Running through the pages you get to read of stories such as that of 60-year-old Abdul who came to Delhi from Assam looking for his mentally ill son and, instead, was sentenced to jail for three years for beggary. You hear of the suffering of the riot victims of Gujarat and the crimes and prejudices they faced as a community.
A good part of the book is also the narrative of the author's clear and absolute belief that Narendra Modi is the wrong choice as the country's prime minister. He makes no bones about it and expresses his reasons for the distrust without mincing any words. As he writes, "I am convinced that the battle for India's soul will be won in the end by the ideas of justice, equality, solidarity, public compassion and reason. The social losers of the 2014 election are ultimately on the right side of history." If Mr Mander was tweeting quotes from the book right now, one can be sure he would keep the bhakt-trolls busy for the full tenure of this government.
Mr Mander, to introduce him to younger readers, resigned from the Indian Administrative Service in the wake of the Gujarat riots and in a later avatar became one of the most prominent members of the United Progressive Alliance (UPA)'s National Advisory Council (NAC) - a body that the incoming National Democratic Alliance leadership has reviled as extra-constitutional.
He played a seminal role in writing the National Food Security Act and other rights-based regulations and laws for the UPA government, though the final shape of some of these legal frames were substantially different from the ones he advocated - a result of realpolitik that the Congress had to play to adjust to the contradictory voices within.
But this book is not about his role in the NAC as an advisor who helped fashion policy for the UPA in a particular direction. The book is a look at the world outside Lutyens' Delhi and the "safe" zones that the middle class mostly inhabits.
In the chapter "Limits to Our Empathy" Mr Mander looks at the upsurge of anger against the brutal rape in Delhi that brought the masses out on to the streets, but he also shines a light on the limit of this urban empathy that may occasionally erupt from the society. He mentions the same suffering that many women have gone through beyond Delhi and how the same India tends to easily be blind to these cases. One wishes he had dwelt more and deliberated longer on these contradictions that lock our society.
And this is the one weakness of Mr Mander's book. He hints at the structural injustices and inequality the Indian society has built deeply into its DNA, but he does not tackle them as engagingly as he does with the question of blindness of citizens as individuals to injustice and inequality.

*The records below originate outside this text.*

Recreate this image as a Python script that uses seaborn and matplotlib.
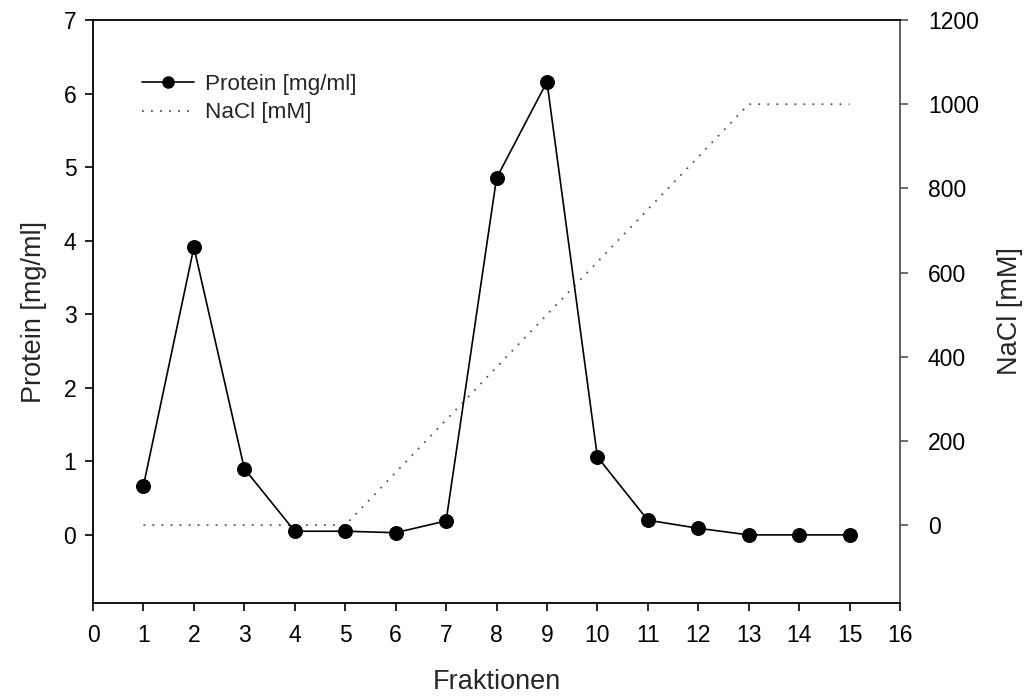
import matplotlib
matplotlib.use("Agg")
import matplotlib.pyplot as plt
import seaborn as sns
import pandas as pd
from matplotlib.lines import Line2D

sns.set_style("ticks")
plt.rcParams['font.family'] = ['Liberation Sans', 'DejaVu Sans']

# Fractions collected from the column
fraktionen = [1, 2, 3, 4, 5, 6, 7, 8, 9, 10, 11, 12, 13, 14, 15]
# Protein concentration per fraction [mg/ml]
protein = [0.67, 3.91, 0.90, 0.05, 0.05, 0.03, 0.19, 4.85, 6.16, 1.06, 0.20, 0.09, 0.0, 0.0, 0.0]
# NaCl gradient [mM]
nacl = [0, 0, 0, 0, 0, 125, 250, 375, 500, 625, 750, 875, 1000, 1000, 1000]

df = pd.DataFrame({"Fraktion": fraktionen, "Protein": protein, "NaCl": nacl})

fig = plt.figure(figsize=(10.28, 6.98), dpi=100)
ax = fig.add_axes([0.0905, 0.1361, 0.7850, 0.8352])
ax2 = ax.twinx()

sns.lineplot(data=df, x="Fraktion", y="NaCl", ax=ax2, color="#555555",
             linestyle=(0, (1, 4)), linewidth=1.3, zorder=1)
sns.lineplot(data=df, x="Fraktion", y="Protein", ax=ax, color="black",
             marker="o", markersize=10, markeredgecolor="black",
             linewidth=1.2, zorder=3)

ax.set_zorder(ax2.get_zorder() + 1)
ax.patch.set_visible(False)

ax.set_xlim(0, 16)
ax.set_ylim(-0.926, 7)
ax2.set_ylim(-185, 1200)
ax.set_xticks(range(0, 17))
ax.set_yticks(range(0, 8))
ax2.set_yticks(range(0, 1201, 200))

fs = 16.5
ax.tick_params(axis="both", labelsize=fs, direction="out", length=6, width=1.2, colors="black")
ax.tick_params(axis="x", pad=9)
ax.tick_params(axis="y", pad=6)
ax2.tick_params(axis="y", labelsize=fs, direction="out", length=6, width=1.2, color="#555555", labelcolor="black", pad=14)

ax.set_xlabel("Fraktionen", fontsize=19.5, labelpad=16)
ax.set_ylabel("Protein [mg/ml]", fontsize=19.5, labelpad=12)
ax2.set_ylabel("NaCl [mM]", fontsize=19.5, labelpad=13)

for side in ["left", "bottom", "top"]:
    ax.spines[side].set_visible(True)
    ax.spines[side].set_linewidth(1.3)
    ax.spines[side].set_color("black")
ax.spines["right"].set_visible(False)
ax2.spines["right"].set_visible(True)
ax2.spines["right"].set_color("#555555")
ax2.spines["right"].set_linewidth(1.3)
for side in ["left", "bottom", "top"]:
    ax2.spines[side].set_visible(False)

handles = [
    Line2D([], [], color="black", marker="o", markersize=8, linewidth=1.2),
    Line2D([], [], color="#555555", linestyle=(0, (1, 4)), linewidth=1.3),
]
ax.legend(handles, ["Protein [mg/ml]", "NaCl [mM]"], loc="upper left",
          bbox_to_anchor=(0.036, 0.943), frameon=False, fontsize=16.2,
          handlelength=2.3, handletextpad=0.5, labelspacing=0.35)

fig.savefig("out.png", dpi=100)
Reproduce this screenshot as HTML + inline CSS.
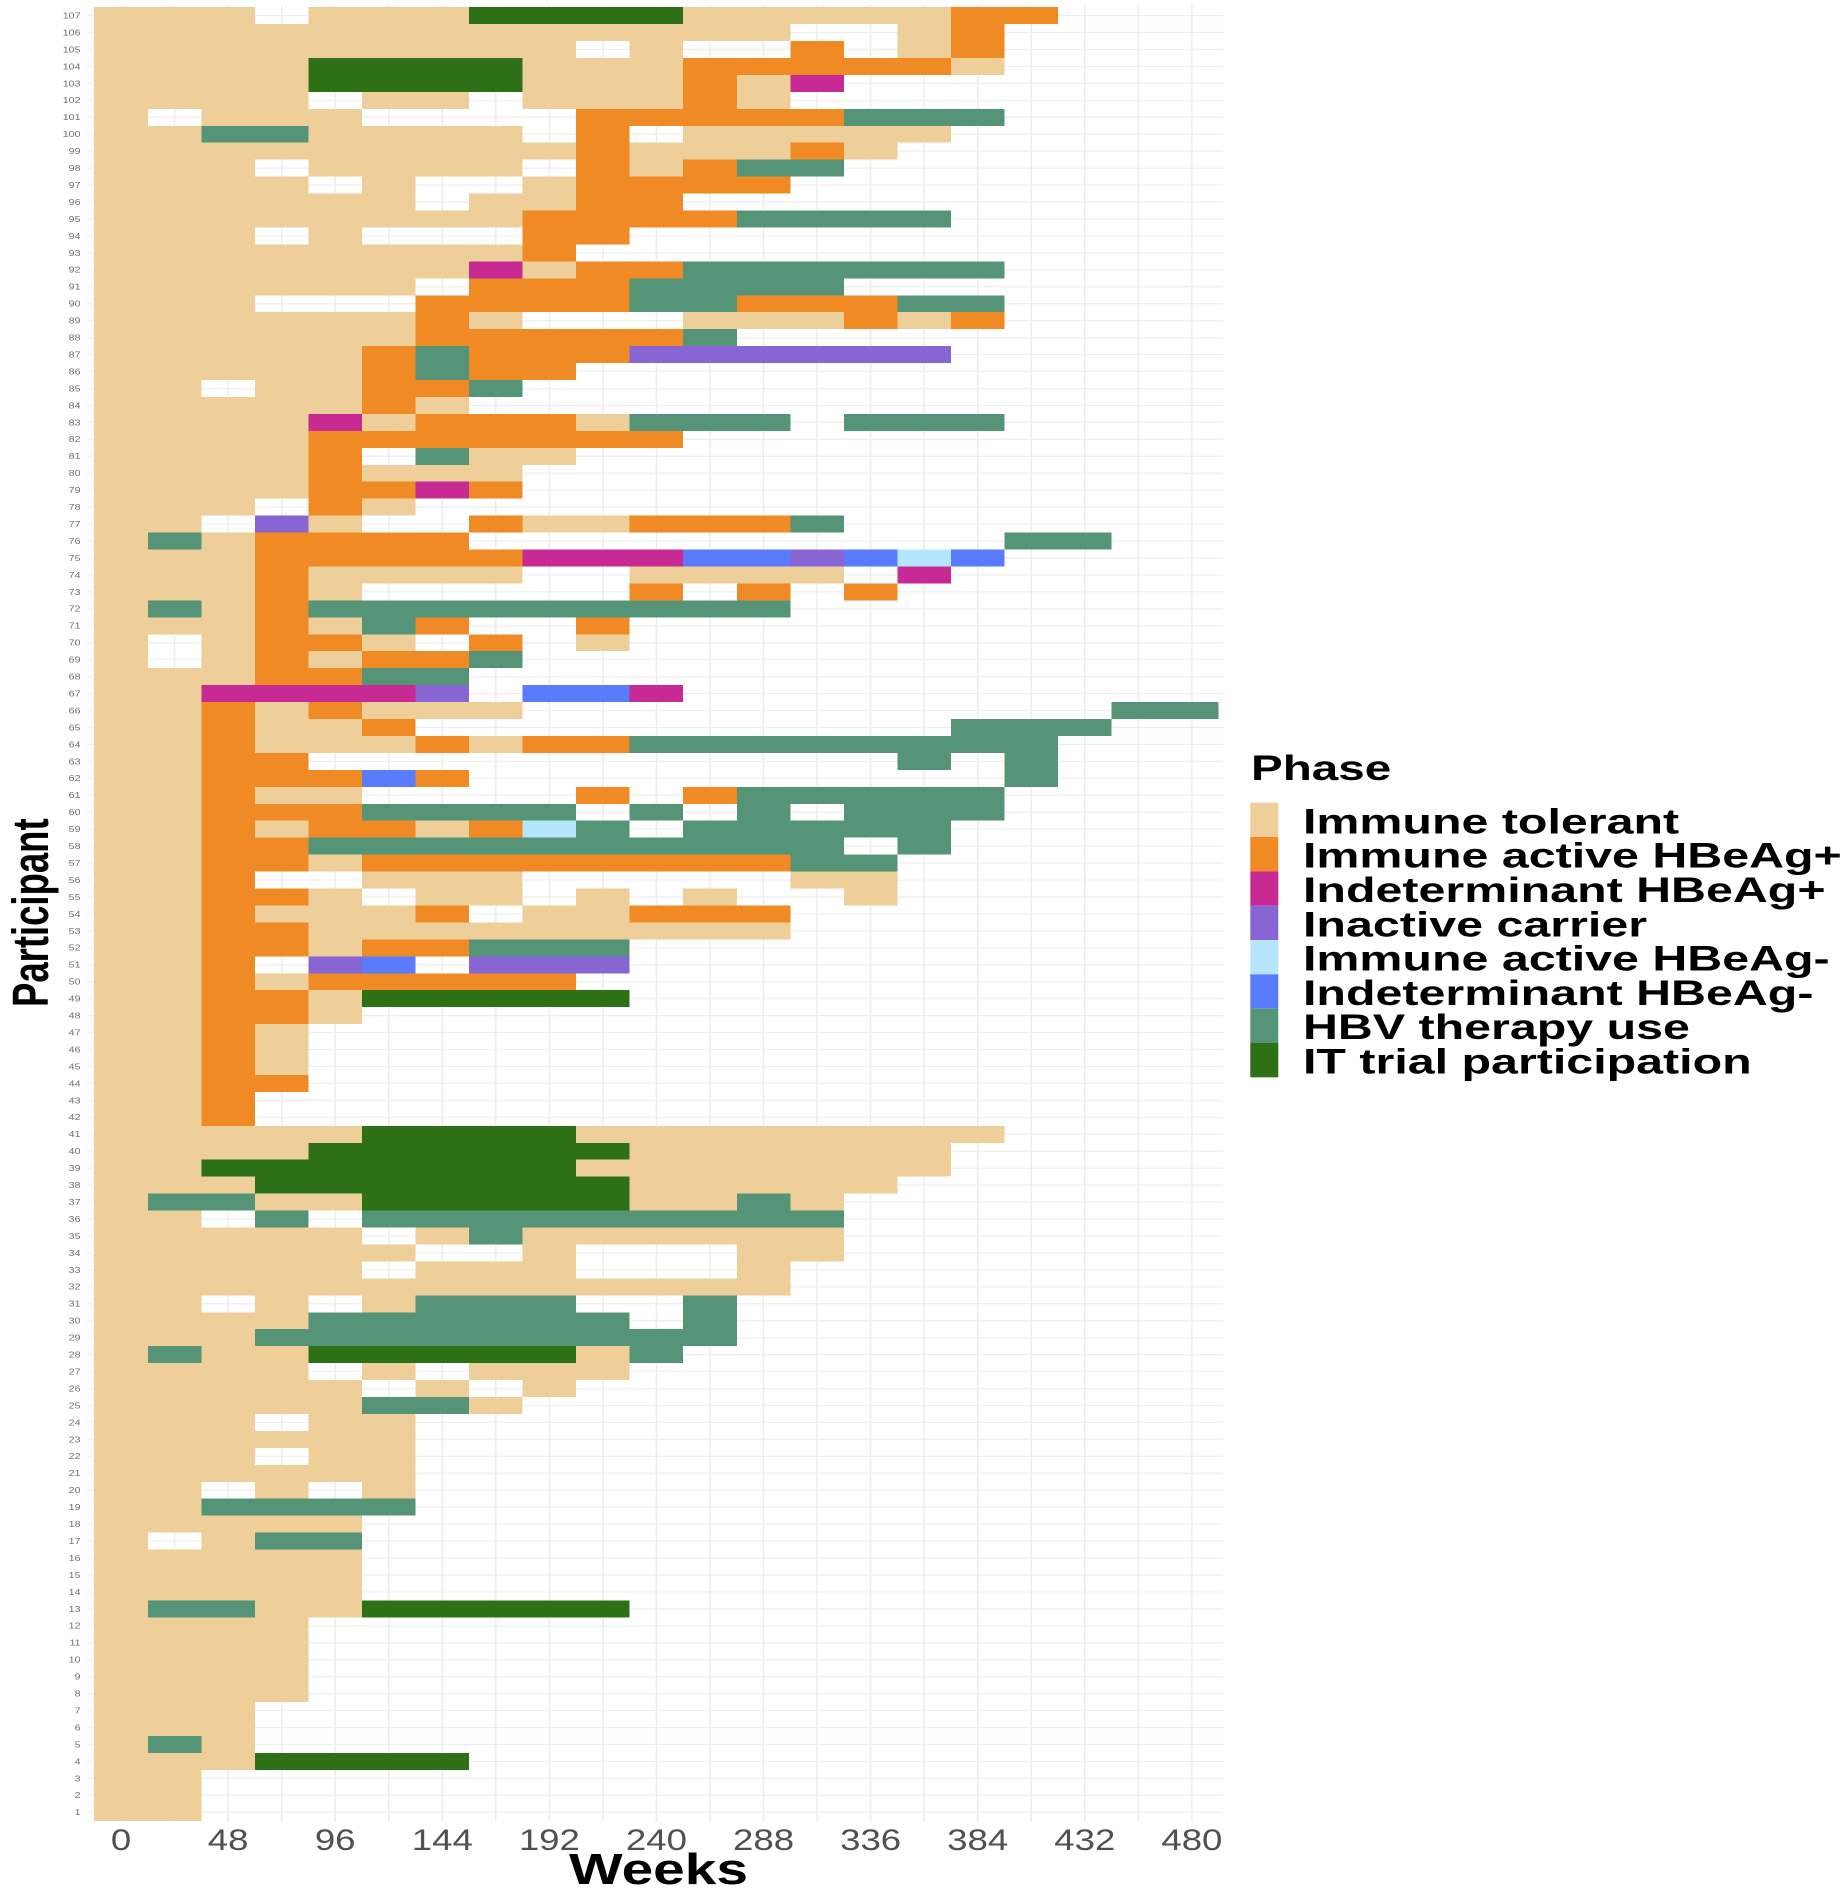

Perhaps that was not his intention. If he intended to jolt his reader into seeing another India, he does that well and does it repeatedly through his book. If one was looking for policy prescriptions, the book does not hold many. But if one is searching for a moral compass that should guide policy making towards a more just and equal society, then Mr Mander's book is like a good cup of coffee one should drink to wake up.